School of music

School Notes: School of Music
March/April 2015

José García-Léon | http://music.yale.edu

Yo-Yo Ma receives Sanford Medal

Internationally acclaimed cellist Yo-Yo Ma visited Yale on January 13 to perform a benefit concert in Woolsey Hall. Ma performed a suite for solo cello by J. S. Bach and paired up with Yale assistant professor Ole Akahoshi ’95CertPF in a duet by Jean-Baptiste Barrière. The event culminated in Haydn’s Cello Concerto in C major with Ma as soloist and Yale professor Aldo Parisot ’48Mus conducting members of the Yale Philharmonia. Yo-Yo Ma also interviewed Aldo Parisot onstage, a conversation between two masters of the cello who enjoy a longstanding warm friendship. Dean Robert Blocker awarded Ma the Sanford Medal, the School of Music’s highest honor. In 1987, Yale University awarded Yo-Yo Ma an honorary doctor of music degree.

In memoriam: Frank, Rephann

The School of Music is saddened by the losses of Claude Frank and Richard Rephann. Pianist Claude Frank died December 27 at the age of 89. He was on the Yale School of Music faculty from 1973 to 2006 and was named professor emeritus in 2007. He was also a longtime faculty member of the Yale Summer School of Music/ Norfolk Chamber Music Festival. Claude Frank may be best remembered for his recording of the complete Beethoven sonatas, which was named one of the year’s ten best by Time magazine and recommended above other renditions by High Fidelity and Stereo Review. In his distinguished concert career, he appeared with the world’s foremost orchestras and at major festivals, and collaborated with countless chamber ensembles. Claude Frank is remembered for his warmth, wit, and generosity as well as for the beauty of his playing.

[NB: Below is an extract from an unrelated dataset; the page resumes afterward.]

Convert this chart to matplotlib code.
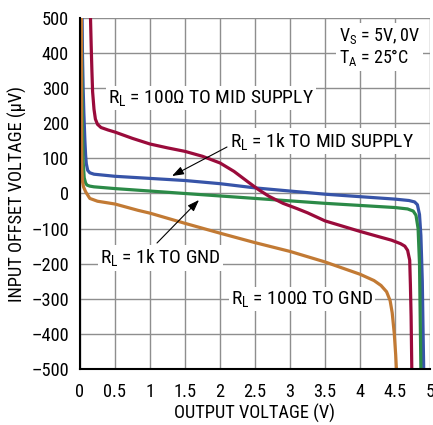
import matplotlib
matplotlib.use("Agg")
import matplotlib.pyplot as plt
from matplotlib import font_manager as fm

names = {f.name for f in fm.fontManager.ttflist}
FONT = "Liberation Sans"
for cand in ["Nimbus Sans Narrow", "Liberation Sans Narrow", "Roboto Condensed", "Archivo Narrow",
             "PT Sans Narrow", "Pragati Narrow"]:
    if cand in names:
        FONT = cand
        break
plt.rcParams['font.family'] = [FONT, 'DejaVu Sans']
plt.rcParams['mathtext.fontset'] = 'custom'
plt.rcParams['mathtext.rm'] = FONT
plt.rcParams['mathtext.it'] = FONT
plt.rcParams['mathtext.default'] = 'rm'

# ---- data ----
red_x = [0.15, 0.16, 0.17, 0.18, 0.20, 0.22, 0.25, 0.30, 0.40, 0.5, 0.75, 1.0, 1.25, 1.5, 1.75, 2.0,
         2.2, 2.4, 2.55, 2.7, 2.9, 3.1, 3.25, 3.5, 3.75, 4.0, 4.25, 4.45, 4.58, 4.64, 4.68, 4.71, 4.72, 4.73, 4.74]
red_y = [500, 420, 350, 290, 240, 212, 197, 188, 181, 175, 157, 141, 130, 120, 106, 87,
         63, 33, 11, -8, -28, -43, -55, -78, -93, -108, -122, -133, -143, -150, -162, -190, -260, -350, -500]

blue_x = [0.03, 0.035, 0.045, 0.055, 0.07, 0.08, 0.09, 0.11, 0.14, 0.2, 0.5, 1.0, 1.5, 2.0, 2.5, 3.0, 3.5,
          4.0, 4.5, 4.7, 4.78, 4.82, 4.85, 4.87, 4.89, 4.90, 4.91]
blue_y = [500, 400, 300, 230, 150, 110, 85, 66, 59, 55, 49, 43, 37, 28, 16, 7, -2,
          -9, -16, -20, -24, -32, -60, -120, -250, -380, -500]

green_x = [0.02, 0.025, 0.035, 0.045, 0.06, 0.08, 0.10, 0.14, 0.2, 0.5, 1.0, 1.5, 2.0, 2.5, 3.0, 3.5,
           4.0, 4.5, 4.68, 4.76, 4.8, 4.83, 4.85, 4.86, 4.87]
green_y = [500, 350, 180, 90, 45, 30, 24, 21, 19, 14, 7, 0, -7, -14, -21, -28,
           -34, -40, -44, -50, -62, -100, -200, -350, -500]

orange_x = [0.02, 0.021, 0.023, 0.026, 0.035, 0.05, 0.08, 0.14, 0.25, 0.5, 0.83, 1.0, 1.5, 2.0, 2.5, 3.0,
            3.5, 4.0, 4.2, 4.3, 4.38, 4.43, 4.46, 4.49, 4.51, 4.52]
orange_y = [500, 300, 150, 70, 35, 19, 5, -14, -22, -30, -48, -56, -85, -113, -140, -165,
            -195, -230, -248, -262, -280, -305, -340, -400, -460, -500]

xticks = [0, 0.5, 1, 1.5, 2, 2.5, 3, 3.5, 4, 4.5, 5]
xticklabels = ["0", "0.5", "1", "1.5", "2", "2.5", "3", "3.5", "4", "4.5", "5"]
yticks = [500, 400, 300, 200, 100, 0, -100, -200, -300, -400, -500]
yticklabels = ["500", "400", "300", "200", "100", "0", "\u2013100", "\u2013200", "\u2013300", "\u2013400", "\u2013500"]

W, H = 433, 425
fig = plt.figure(figsize=(W / 100, H / 100), dpi=100)
ax = fig.add_axes([80 / W, (H - 369) / H, 350 / W, 351 / H])
ax.set_xlim(0, 5)
ax.set_ylim(-500, 500)

lw = 2.3
ax.plot(blue_x, blue_y, color="#3754a8", lw=lw, zorder=3, solid_capstyle='butt')
ax.plot(green_x, green_y, color="#2b8a47", lw=lw, zorder=3.1, solid_capstyle='butt')
ax.plot(orange_x, orange_y, color="#c27a34", lw=lw, zorder=3.2, solid_capstyle='butt')
ax.plot(red_x, red_y, color="#9a0b3b", lw=lw, zorder=3.3, solid_capstyle='butt')

FS = 13.2
ax.set_xticks(xticks)
ax.set_xticklabels(xticklabels)
ax.set_yticks(yticks)
ax.set_yticklabels(yticklabels)
ax.tick_params(axis="y", length=0, labelsize=FS, pad=8, colors="black")
ax.tick_params(axis="x", length=0, labelsize=FS, pad=10, colors="black")
ax.grid(True, color="#8e8e8e", lw=1.0, zorder=1)
for s in ("top", "right"):
    ax.spines[s].set_visible(False)
for s in ("left", "bottom"):
    ax.spines[s].set_linewidth(1.5)
    ax.spines[s].set_zorder(5)

ax.set_xlabel("OUTPUT VOLTAGE (V)", fontsize=FS, labelpad=2)
ax.set_ylabel("INPUT OFFSET VOLTAGE (\u03bcV)", fontsize=FS, labelpad=3)

box = dict(facecolor="white", edgecolor="none", pad=1.5)

def px(x, y):
    inv = ax.transData.inverted()
    return inv.transform((x, H - y))

AFS = 14
t = dict(fontsize=AFS, bbox=box, zorder=2.5, va="center")
ax.text(*px(108, 98), r"R$_\mathrm{L}$ = 100Ω TO MID SUPPLY", ha="left", **t)
ax.text(*px(230, 141), r"R$_\mathrm{L}$ = 1k TO MID SUPPLY", ha="left", **t)
ax.text(*px(100, 258), r"R$_\mathrm{L}$ = 1k TO GND", ha="left", **t)
ax.text(*px(231, 299), r"R$_\mathrm{L}$ = 100Ω TO GND", ha="left", **t)
ax.text(*px(339, 47), r"V$_\mathrm{S}$ = 5V, 0V" + "\n" + r"T$_\mathrm{A}$ = 25°C", ha="left",
        fontsize=13, bbox=dict(facecolor="white", edgecolor="none", pad=2), zorder=2.5, va="center",
        linespacing=1.1)

arrow = dict(arrowstyle="-|>,head_length=0.7,head_width=0.25", color="black", lw=0.8, shrinkA=0, shrinkB=0)
ax.annotate("", xy=px(172, 176), xytext=px(227, 147), arrowprops=arrow, zorder=7)
ax.annotate("", xy=px(199, 200), xytext=px(157, 243), arrowprops=arrow, zorder=7)

fig.savefig("out.png", dpi=100)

Richard Rephann ’64MusM, harpsichordist and director emeritus of the Yale Collection of Musical Instruments, died on December 29 at the age of 82. After receiving his master’s degree as a student of Ralph Kirkpatrick, he joined the School of Music faculty as harpsichord instructor and assistant curator of the Collection of Musical Instruments. In 1968, he became director of the collection, a post he held for 37 years, while serving as an adjunct professor. Under his leadership, the collection tripled in size, and its home at 15 Hillhouse Avenue was transformed into a facility for conserving, studying, and exhibiting the rich holdings. In 1967, Rephann initiated the collection’s annual series of concerts, which is still active today. He received the Morris Steinert Award, the museum’s highest honor, in 2006.